The Italian of the east they call, Telugu is spoken by over 75 million people all over the world. So, when my professor asked me to pick a project to put Deep Neural Networks into action; I choose to build a universal character recognition model as my topic. As a first step to achieve this task, I choose to build a Convolution Neural Network with TensorFlow to recognize the Telugu characters which I then wanted to extend to different languages too.

Data Collection

Now there is one problem.

As you can expect, there are no available dataset available for the Telugu handwritten characters. Although, I did reach the authors who have published some papers in this area. I did get some help but the data was in matlab and it was late for me to work with the data formats.

So, I made an android app to draw and save the characters as images.

Dataset

Now, I have the dataset, I wanted to save the image and use the same file formats of MNIST so that the dataset will work seamlessly with all the MNIST tutorials out there.
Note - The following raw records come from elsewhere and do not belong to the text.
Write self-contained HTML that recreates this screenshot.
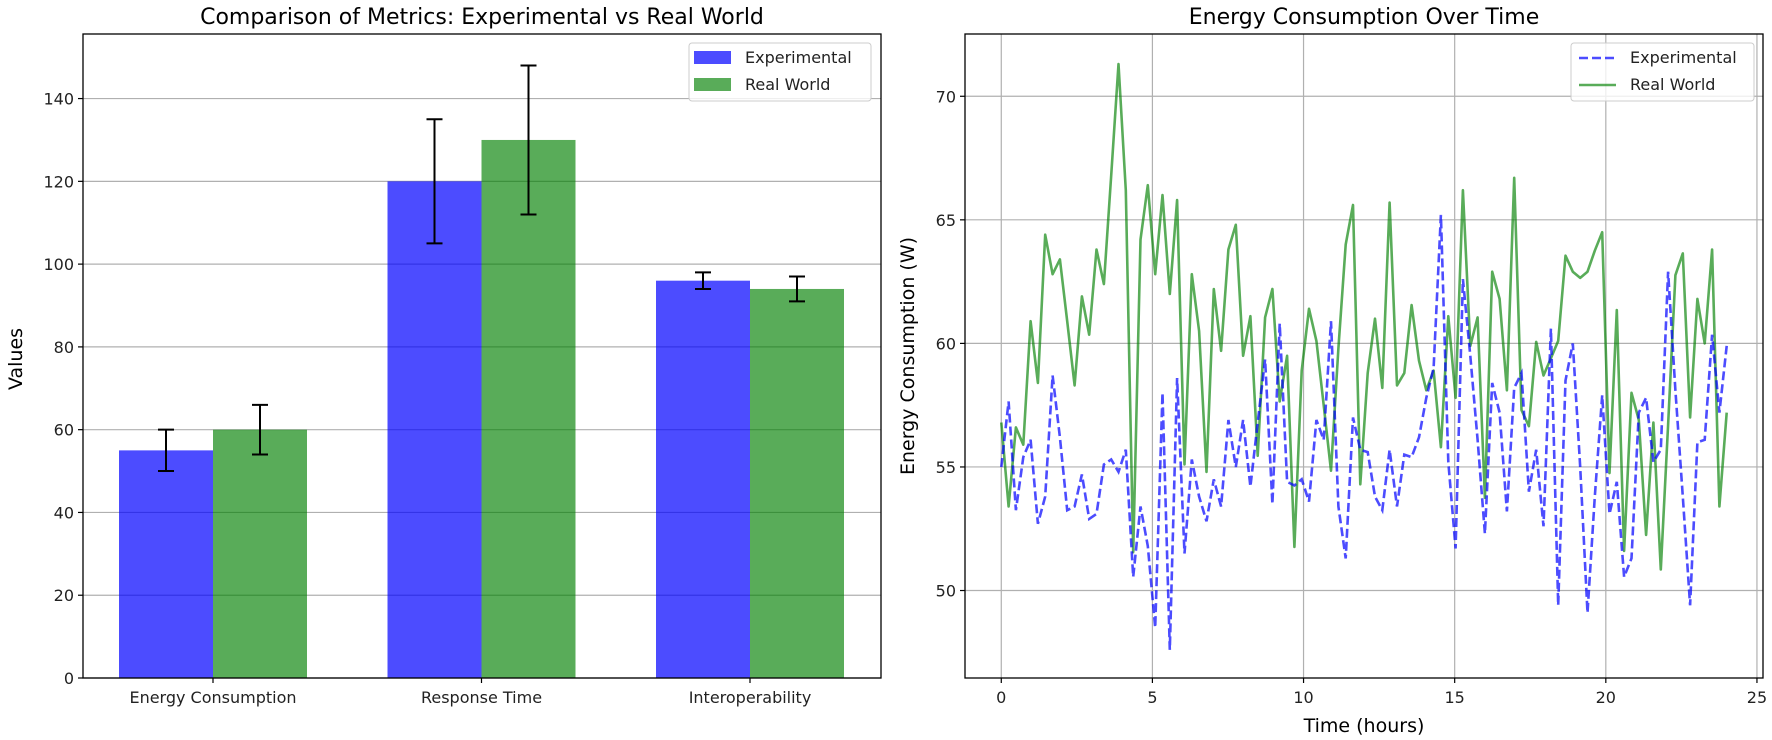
<!DOCTYPE html>
<html><head><meta charset="utf-8"><style>
html,body{margin:0;padding:0;background:#fff;}
svg{display:block;font-family:"DejaVu Sans","Liberation Sans",sans-serif;}
</style></head><body>
<svg id="fig" width="1772" height="740" viewBox="0 0 1772 740" xmlns="http://www.w3.org/2000/svg">
<rect width="1772" height="740" fill="#fff"/>
<g id="left"></g>
<g id="right"></g>
</svg>
<script>
const categories = ["Energy Consumption", "Response Time", "Interoperability"];
const expValues = [55, 120, 96];
const expErrors = [5, 15, 2];
const realValues = [60, 130, 94];
const realErrors = [6, 18, 3];
const barTicks = [0, 20, 40, 60, 80, 100, 120, 140];

const timeTicks = [0, 5, 10, 15, 20, 25];
const energyTicks = [50, 55, 60, 65, 70];
const expSeries = [55.0,57.65,53.25,55.4,56.1,52.7,53.8,58.7,56.2,53.25,
53.4,54.7,52.9,53.1,55.1,55.3,54.8,55.7,50.55,53.4,
51.8,48.5,58.0,47.6,58.6,51.5,55.3,53.8,52.8,54.5,
53.4,56.9,55.0,56.9,54.2,56.8,59.35,53.5,60.8,54.4,
54.25,54.5,53.6,56.9,56.1,60.9,53.4,51.3,57.0,55.7,
55.6,53.8,53.25,55.7,53.4,55.5,55.4,56.2,57.8,59.0,
65.2,55.2,51.7,62.6,59.5,56.1,52.3,58.4,57.2,53.2,
58.2,58.8,54.0,55.7,52.6,60.6,49.4,58.5,60.0,55.0,
49.1,53.8,57.9,53.1,54.4,50.55,51.3,57.2,57.8,55.2,
55.7,62.9,58.1,53.8,49.4,56.0,56.1,60.35,57.2,59.9];
const realSeries = [56.8,53.4,56.6,55.9,60.9,58.4,64.4,62.8,63.4,60.9,
58.3,61.9,60.35,63.8,62.4,66.8,71.3,66.2,51.55,64.2,
66.4,62.8,66.0,62.0,65.8,55.1,62.8,60.5,54.8,62.2,
59.7,63.8,64.8,59.5,61.1,55.45,61.05,62.2,57.65,59.5,
51.76,58.9,61.4,60.1,57.5,54.85,59.8,64.0,65.6,54.3,
58.8,61.0,58.2,65.7,58.3,58.8,61.55,59.3,58.1,58.9,
55.8,61.1,57.8,66.2,59.9,61.05,53.75,62.9,61.8,58.1,
66.7,57.3,56.65,60.06,58.7,59.4,60.1,63.55,62.9,62.65,
62.9,63.75,64.5,54.75,61.35,51.6,58.0,56.9,52.25,56.8,
50.85,56.7,62.76,63.64,57.0,61.8,60.0,63.8,53.4,57.2];
const tStart = 0, tEnd = 24;

const NS = "http://www.w3.org/2000/svg";
function mk(parent, tag, attrs, text) {
  const e = document.createElementNS(NS, tag);
  for (const k in attrs) e.setAttribute(k, attrs[k]);
  if (text !== undefined) e.textContent = text;
  parent.appendChild(e);
  return e;
}
const BLUE = "rgba(0,0,255,0.7)", GREEN = "rgba(0,128,0,0.65)";

/* ---------- Left bar chart ---------- */
(function(){
  const g = document.getElementById("left");
  const L = 83, R = 881, T = 34, B = 678;
  const yMax = 155.6;
  const y = v => B - v / yMax * (B - T);
  const xc = i => 213 + i * 268.5;
  const bw = 94;
  barTicks.forEach(t => {
    const gl = mk(g, "line", {x1:L, x2:R, y1:y(t), y2:y(t), stroke:"#b0b0b0", "stroke-width":1.2});
    
    
    mk(g, "line", {x1:L-5, x2:L, y1:y(t), y2:y(t), stroke:"#000", "stroke-width":1.2});
    const tl = mk(g, "text", {x:L-9, y:y(t)+6, "text-anchor":"end", "font-size":16, fill:"#222"}, t);
    
    
  });
  categories.forEach((c, i) => {
    const b1 = mk(g, "rect", {x:xc(i)-bw, y:y(expValues[i]), width:bw, height:B-y(expValues[i]), fill:BLUE});
    
    
    const b2 = mk(g, "rect", {x:xc(i), y:y(realValues[i]), width:bw, height:B-y(realValues[i]), fill:GREEN});
    
    
    [[xc(i)-bw/2, expValues[i], expErrors[i]], [xc(i)+bw/2, realValues[i], realErrors[i]]].forEach(([cx, v, e]) => {
      const eb = mk(g, "path", {d:`M${cx},${y(v-e)}V${y(v+e)}M${cx-8},${y(v-e)}H${cx+8}M${cx-8},${y(v+e)}H${cx+8}`, stroke:"#000", "stroke-width":2, fill:"none"});
      
      
    });
    mk(g, "line", {x1:xc(i), x2:xc(i), y1:B, y2:B+5, stroke:"#000", "stroke-width":1.2});
    const xl = mk(g, "text", {x:xc(i), y:703, "text-anchor":"middle", "font-size":16, fill:"#222"}, c);
    
    
  });
  mk(g, "rect", {x:L, y:T, width:R-L, height:B-T, fill:"none", stroke:"#000", "stroke-width":1.3});
  const title = mk(g, "text", {x:(L+R)/2, y:24, "text-anchor":"middle", "font-size":22, fill:"#000"}, "Comparison of Metrics: Experimental vs Real World");
  
  
  const yl = mk(g, "text", {x:0, y:0, transform:"translate(22,359) rotate(-90)", "text-anchor":"middle", "font-size":19, fill:"#000"}, "Values");
  
  
  const lg = mk(g, "g", {});
  
  
  mk(lg, "rect", {x:689, y:43, width:182, height:58, rx:3, fill:"rgba(255,255,255,0.8)", stroke:"#ccc"});
  const e1 = mk(lg, "g", {});
  
  
  mk(e1, "rect", {x:694, y:51, width:37, height:13, fill:BLUE});
  mk(e1, "text", {x:745, y:63, "font-size":16, fill:"#222"}, "Experimental");
  const e2 = mk(lg, "g", {});
  
  
  mk(e2, "rect", {x:694, y:78, width:37, height:13, fill:GREEN});
  mk(e2, "text", {x:745, y:90, "font-size":16, fill:"#222"}, "Real World");
})();

/* ---------- Right line chart ---------- */
(function(){
  const g = document.getElementById("right");
  const L = 965, R = 1763, T = 34, B = 678;
  const xMin = -1.2, xMax = 25.2, yMin = 46.46, yMax = 72.52;
  const x = v => L + (v - xMin) / (xMax - xMin) * (R - L);
  const y = v => B - (v - yMin) / (yMax - yMin) * (B - T);
  timeTicks.forEach(t => {
    const gl = mk(g, "line", {x1:x(t), x2:x(t), y1:T, y2:B, stroke:"#b0b0b0", "stroke-width":1.2});
    
    
    mk(g, "line", {x1:x(t), x2:x(t), y1:B, y2:B+5, stroke:"#000", "stroke-width":1.2});
    const tl = mk(g, "text", {x:x(t), y:703, "text-anchor":"middle", "font-size":16, fill:"#222"}, t);
    
    
  });
  energyTicks.forEach(t => {
    const gl = mk(g, "line", {x1:L, x2:R, y1:y(t), y2:y(t), stroke:"#b0b0b0", "stroke-width":1.2});
    
    
    mk(g, "line", {x1:L-5, x2:L, y1:y(t), y2:y(t), stroke:"#000", "stroke-width":1.2});
    const tl = mk(g, "text", {x:L-9, y:y(t)+6, "text-anchor":"end", "font-size":16, fill:"#222"}, t);
    
    
  });
  const n = realSeries.length;
  const tx = i => tStart + (tEnd - tStart) * i / (n - 1);
  const pts = arr => arr.map((v, i) => x(tx(i)).toFixed(1) + "," + y(v).toFixed(1)).join(" ");
  const lr = mk(g, "polyline", {points:pts(realSeries), fill:"none", stroke:GREEN, "stroke-width":2.6, "stroke-linejoin":"round"});
  
  
  const le = mk(g, "polyline", {points:pts(expSeries), fill:"none", stroke:BLUE, "stroke-width":2.6, "stroke-dasharray":"9,4"});
  
  
  mk(g, "rect", {x:L, y:T, width:R-L, height:B-T, fill:"none", stroke:"#000", "stroke-width":1.3});
  const title = mk(g, "text", {x:(L+R)/2, y:24, "text-anchor":"middle", "font-size":22, fill:"#000"}, "Energy Consumption Over Time");
  
  
  const xl = mk(g, "text", {x:(L+R)/2, y:732, "text-anchor":"middle", "font-size":19, fill:"#000"}, "Time (hours)");
  
  
  const yl = mk(g, "text", {x:0, y:0, transform:"translate(914,356) rotate(-90)", "text-anchor":"middle", "font-size":19, fill:"#000"}, "Energy Consumption (W)");
  
  
  const lg = mk(g, "g", {});
  
  
  mk(lg, "rect", {x:1571, y:43, width:183, height:58, rx:3, fill:"rgba(255,255,255,0.8)", stroke:"#ccc"});
  const e1 = mk(lg, "g", {});
  
  
  mk(e1, "line", {x1:1579, x2:1616, y1:58, y2:58, stroke:BLUE, "stroke-width":2.6, "stroke-dasharray":"9,4"});
  mk(e1, "text", {x:1630, y:63, "font-size":16, fill:"#222"}, "Experimental");
  const e2 = mk(lg, "g", {});
  
  
  mk(e2, "line", {x1:1579, x2:1616, y1:85, y2:85, stroke:GREEN, "stroke-width":2.6});
  mk(e2, "text", {x:1630, y:90, "font-size":16, fill:"#222"}, "Real World");
})();
</script>
</body></html>
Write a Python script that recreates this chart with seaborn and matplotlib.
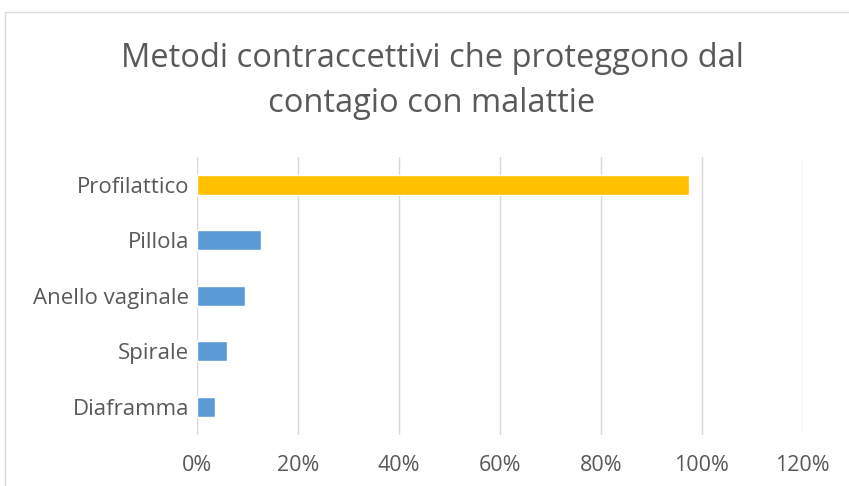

Following are the links for the files:

t10k-images-idx3-ubyte

t10k-labels-idx1-ubyte

train-images-idx3-ubyte
train-labels-idx1-ubyte

The files have the same format and conventions as that of MNIST dataset, except that this is a much smaller dataset and it is growing. It consists of 5281 training images and 1591 testing images. It has 16 classes of characters as illustrated in the header image.

To-do

1. Open source apk for data collection.

2. Add more datasets to make it comparable to MNIST

3. Open source TensorFlow model

4. Open source Android app for telugu character recognition with TensorFlow backend

Acknowledgements

Firstly, I acknowledge Rahul Kavi for pitching in this project and helping in obtaining the datasets. Thanks to Dr. Nasrabadi for giving thumbs up to this project and thanks to all the people who contributed for the dataset.